Saygılı son olarak gerçek bir normalleşme için KESK’in şu taleplerini sıraladı:

“* Kamu hizmetlerinin piyasalaştırılmasına ve özelleştirme soygununa son verilsin.

* Bütçe hakkımız önündeki engeller kaldırılsın, ülke kaynaklarının kullanılmasında herkese ücretsiz, nitelikli, ulaşılabilir, anadilinde bir kamu hizmeti sağlanmasına öncelik verilsin.

* Başta salgın koşullarından en çok etkilenen kadınlara olmak üzere, herkese yaşanabilir bir ücret düzeyinin altında olmamak üzere ‘temel bir yurttaşlık geliri’ sağlansın.

* Bütçede toplumsal cinsiyet eşitliği temel alınsın, ücretli kesimler olarak bizlerin omuzlarına yıkılan vergi adaletsizliği yükünün hafifletilmesi için; gelir vergisi adaletsizliğine son verilsin.

* Geçsek de geçmesek de, hizmet alsak da almasak da otoyolların, köprülerin, şehir hastanelerinin müteahhitlerine parası bizim cebimizden çıkan hazine garantilerine son verilsin.

* Temel tüketim maddelerine son bir yıl içinde yapılan zamlar geri alınsın, söz konusu maddelerden alınan KDV sıfırlansın.  

* Yoksulluk sınırı altında geliri olan hanelerin elektrik, doğalgaz, su, internet giderlerinin pandemi tehdidi ortadan kalkıncaya kadar Hazineden karşılansın.

* Ülke kaynaklarının daha fazla silahlanma için değil, barış ve demokrasi için kullanılsın.

‘TOPLU SÖZLEŞME İPTAL EDİLSİN’

* Yaşanan hayat pahalılığı karşısında çoktan hükmünü yitirmiş olan 2020-2021 yıllarını kapsayan ‘toplu sözleşme’nin iptal edilsin.  

* Başta ILO sözleşmeleri olmak üzere uluslararası sözleşmelerle, evrensel sendikal hak ve özgürlüklerle uyumlu, grev hakkı ile tamamlanmış gerçek bir toplu pazarlık sistemine geçilsin,

* Yaşamaya devam ettiğimiz mali kayıpların maaşlarımıza yapılacak ek artışlarla telafi edilsin. Maaşlarımızda yapılacak satışlarda yaşanan gerçek hayat pahalılığının-yoksulluk sınırında yaşanan artış oranı temel alınsın.
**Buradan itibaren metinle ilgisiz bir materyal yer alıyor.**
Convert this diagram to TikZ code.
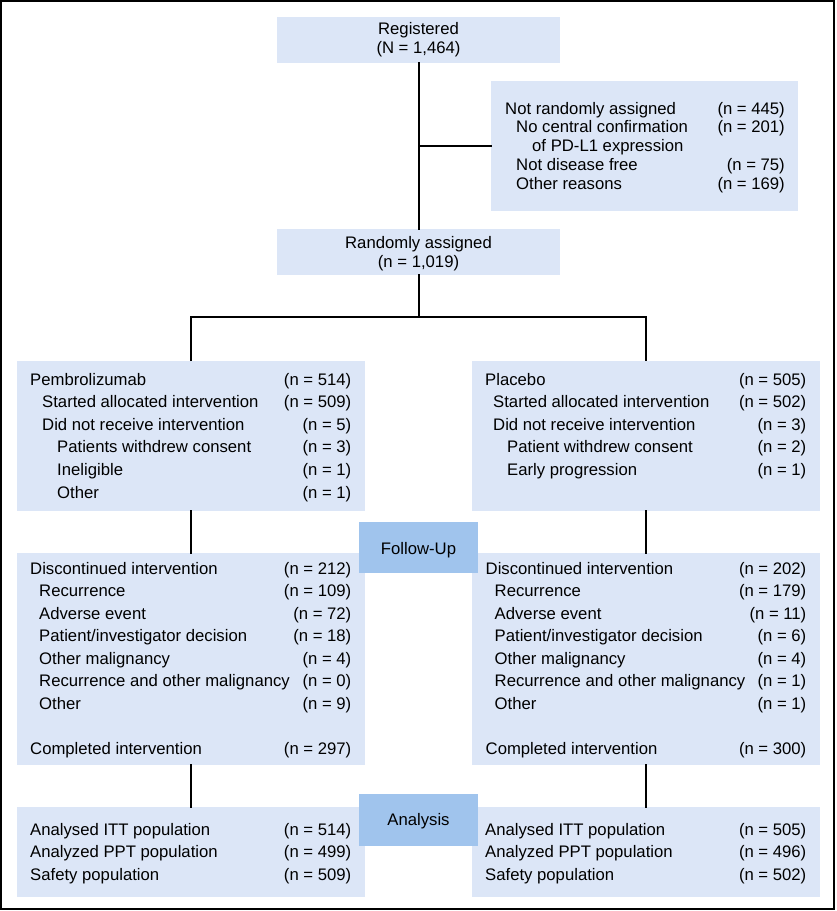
\documentclass[tikz,border=0pt]{standalone}
\usepackage{fontspec}
\setmainfont{Liberation Sans}
\definecolor{boxfill}{RGB}{220,230,247}
\definecolor{hdrfill}{RGB}{160,196,237}
\begin{document}
\begin{tikzpicture}[x=1pt,y=-1pt,
  fnt/.style={font=\fontsize{16.7}{20}\selectfont},
  box/.style={fill=boxfill, draw=none, inner sep=0pt, outer sep=0pt, anchor=north west},
  hdr/.style={fill=hdrfill, draw=none, inner sep=0pt, outer sep=0pt, anchor=north west},
  txt/.style={fnt, anchor=base west, inner sep=0pt},
  num/.style={fnt, anchor=base east, inner sep=0pt},
  ctr/.style={fnt, anchor=base, inner sep=0pt},
  conn/.style={line width=2pt, line cap=rect},
  frame/.style={line width=1.6pt}]
\useasboundingbox (0,0) rectangle (837,911);
\draw[frame] (1,1) rectangle (834,909);

% boxes
\node[box, minimum width=283pt, minimum height=46pt] (reg) at (277,17) {};
\node[box, minimum width=307pt, minimum height=130pt] (notr) at (491,81) {};
\node[box, minimum width=283pt, minimum height=46pt] (rand) at (277,229) {};
\node[box, minimum width=348pt, minimum height=150pt] (pem) at (17,361) {};
\node[box, minimum width=348pt, minimum height=150pt] (pla) at (472,361) {};
\node[box, minimum width=348pt, minimum height=212pt] (discL) at (17,553) {};
\node[box, minimum width=348pt, minimum height=212pt] (discR) at (472,553) {};
\node[box, minimum width=348pt, minimum height=90pt] (anaL) at (17,807) {};
\node[box, minimum width=348pt, minimum height=90pt] (anaR) at (472,807) {};
\node[hdr, minimum width=119pt, minimum height=51pt] (fu) at (359,522) {};
\node[hdr, minimum width=119pt, minimum height=52pt] (an) at (359,794) {};

% connectors
\coordinate (split) at (418.5,317);
\draw[conn] (reg.south) -- (rand.north);
\draw[conn] (reg.south |- notr.west) -- (notr.west);
\draw[conn] (rand.south) -- (split);
\draw[conn, line cap=butt] (pem.north) |- (split) -| (pla.north);
\draw[conn] (pem.south) -- (discL.north);
\draw[conn] (pla.south) -- (discR.north);
\draw[conn] (discL.south) -- (anaL.north);
\draw[conn] (discR.south) -- (anaR.north);

% redraw header boxes on top
\node[hdr, minimum width=119pt, minimum height=51pt] (fu2) at (359,522) {};
\node[hdr, minimum width=119pt, minimum height=52pt] (an2) at (359,794) {};
\node[ctr] (fut) at (418.5,554) {Follow-Up};
\node[ctr] (ant) at (418.5,825) {Analysis};

% centered texts
\node[ctr] (reg1) at (418.5,34.5) {Registered};
\node[ctr] (reg2) at (418.5,53.5) {(N = 1,464)};
\node[ctr] (rand1) at (418.5,248.5) {Randomly assigned};
\node[ctr] (rand2) at (418.5,267) {(n = 1,019)};

% not randomly assigned
\foreach \dx/\lab/\num [count=\i from 0] in {
  0/{Not randomly assigned}/{(n = 445)},
  11/{No central confirmation}/{(n = 201)},
  27/{of PD-L1 expression}/{},
  11/{Not disease free}/{(n = 75)},
  11/{Other reasons}/{(n = 169)}} {
  \node[txt] (nrL\i) at ({505+\dx},{114+18.75*\i}) {\lab};
  \node[num] (nrN\i) at (785,{114+18.75*\i}) {\num};
}

% pembrolizumab
\foreach \dx/\lab/\num [count=\i from 0] in {
  0/{Pembrolizumab}/{(n = 514)},
  12/{Started allocated intervention}/{(n = 509)},
  12/{Did not receive intervention}/{(n = 5)},
  27/{Patients withdrew consent}/{(n = 3)},
  27/{Ineligible}/{(n = 1)},
  27/{Other}/{(n = 1)}} {
  \node[txt] (pmL\i) at ({30+\dx},{385+22.6*\i}) {\lab};
  \node[num] (pmN\i) at (351.5,{385+22.6*\i}) {\num};
}

% placebo
\foreach \dx/\lab/\num [count=\i from 0] in {
  0/{Placebo}/{(n = 505)},
  8/{Started allocated intervention}/{(n = 502)},
  8/{Did not receive intervention}/{(n = 3)},
  22/{Patient withdrew consent}/{(n = 2)},
  22/{Early progression}/{(n = 1)}} {
  \node[txt] (plL\i) at ({485+\dx},{385+22.6*\i}) {\lab};
  \node[num] (plN\i) at (806.5,{385+22.6*\i}) {\num};
}

% discontinued left
\foreach \dx/\lab/\num [count=\i from 0] in {
  0/{Discontinued intervention}/{(n = 212)},
  9/{Recurrence}/{(n = 109)},
  9/{Adverse event}/{(n = 72)},
  9/{Patient/investigator decision}/{(n = 18)},
  9/{Other malignancy}/{(n = 4)},
  9/{Recurrence and other malignancy}/{(n = 0)},
  9/{Other}/{(n = 9)}} {
  \node[txt] (dlL\i) at ({30+\dx},{574.3+22.5*\i}) {\lab};
  \node[num] (dlN\i) at (351.5,{574.3+22.5*\i}) {\num};
}
\node[txt] (dlL8) at (30,754.3) {Completed intervention};
\node[num] (dlN8) at (351.5,754.3) {(n = 297)};

% discontinued right
\foreach \dx/\lab/\num [count=\i from 0] in {
  0/{Discontinued intervention}/{(n = 202)},
  9/{Recurrence}/{(n = 179)},
  9/{Adverse event}/{(n = 11)},
  9/{Patient/investigator decision}/{(n = 6)},
  9/{Other malignancy}/{(n = 4)},
  9/{Recurrence and other malignancy}/{(n = 1)},
  9/{Other}/{(n = 1)}} {
  \node[txt] (drL\i) at ({485.5+\dx},{574.3+22.5*\i}) {\lab};
  \node[num] (drN\i) at (806.5,{574.3+22.5*\i}) {\num};
}
\node[txt] (drL8) at (485.5,754.3) {Completed intervention};
\node[num] (drN8) at (806.5,754.3) {(n = 300)};

% analysis left
\foreach \lab/\num [count=\i from 0] in {
  {Analysed ITT population}/{(n = 514)},
  {Analyzed PPT population}/{(n = 499)},
  {Safety population}/{(n = 509)}} {
  \node[txt] (alL\i) at (30,{835+22.5*\i}) {\lab};
  \node[num] (alN\i) at (351.5,{835+22.5*\i}) {\num};
}
% analysis right
\foreach \lab/\num [count=\i from 0] in {
  {Analysed ITT population}/{(n = 505)},
  {Analyzed PPT population}/{(n = 496)},
  {Safety population}/{(n = 502)}} {
  \node[txt] (arL\i) at (485,{835+22.5*\i}) {\lab};
  \node[num] (arN\i) at (806.5,{835+22.5*\i}) {\num};
}
\end{tikzpicture}
\end{document}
* İş güvencemizi ortadan kaldırmayı hedefleyen her türlü güvencesiz istihdam uygulamasına son verilsin, herkese güvenceli iş ve güvenli gelecek sağlansın.

* Kıdem tazminatı fonu, zorunlu Bireysel Emeklilik Sistemi (BES) ve Tamamlayıcı Emeklilik Sistemi (TES) dayatmalarından vazgeçilmesini, yıllardır tahrip edilen kamusal sosyal güvenlik ve emeklilik sistemimiz güçlendirilsin.

Açıklama atılan, “Sefalete teslim olmayacağız”, “Zam zulüm işkence işte AKP” ve “İnsanca yaşamak istiyoruz” sloganlarıyla son buldu.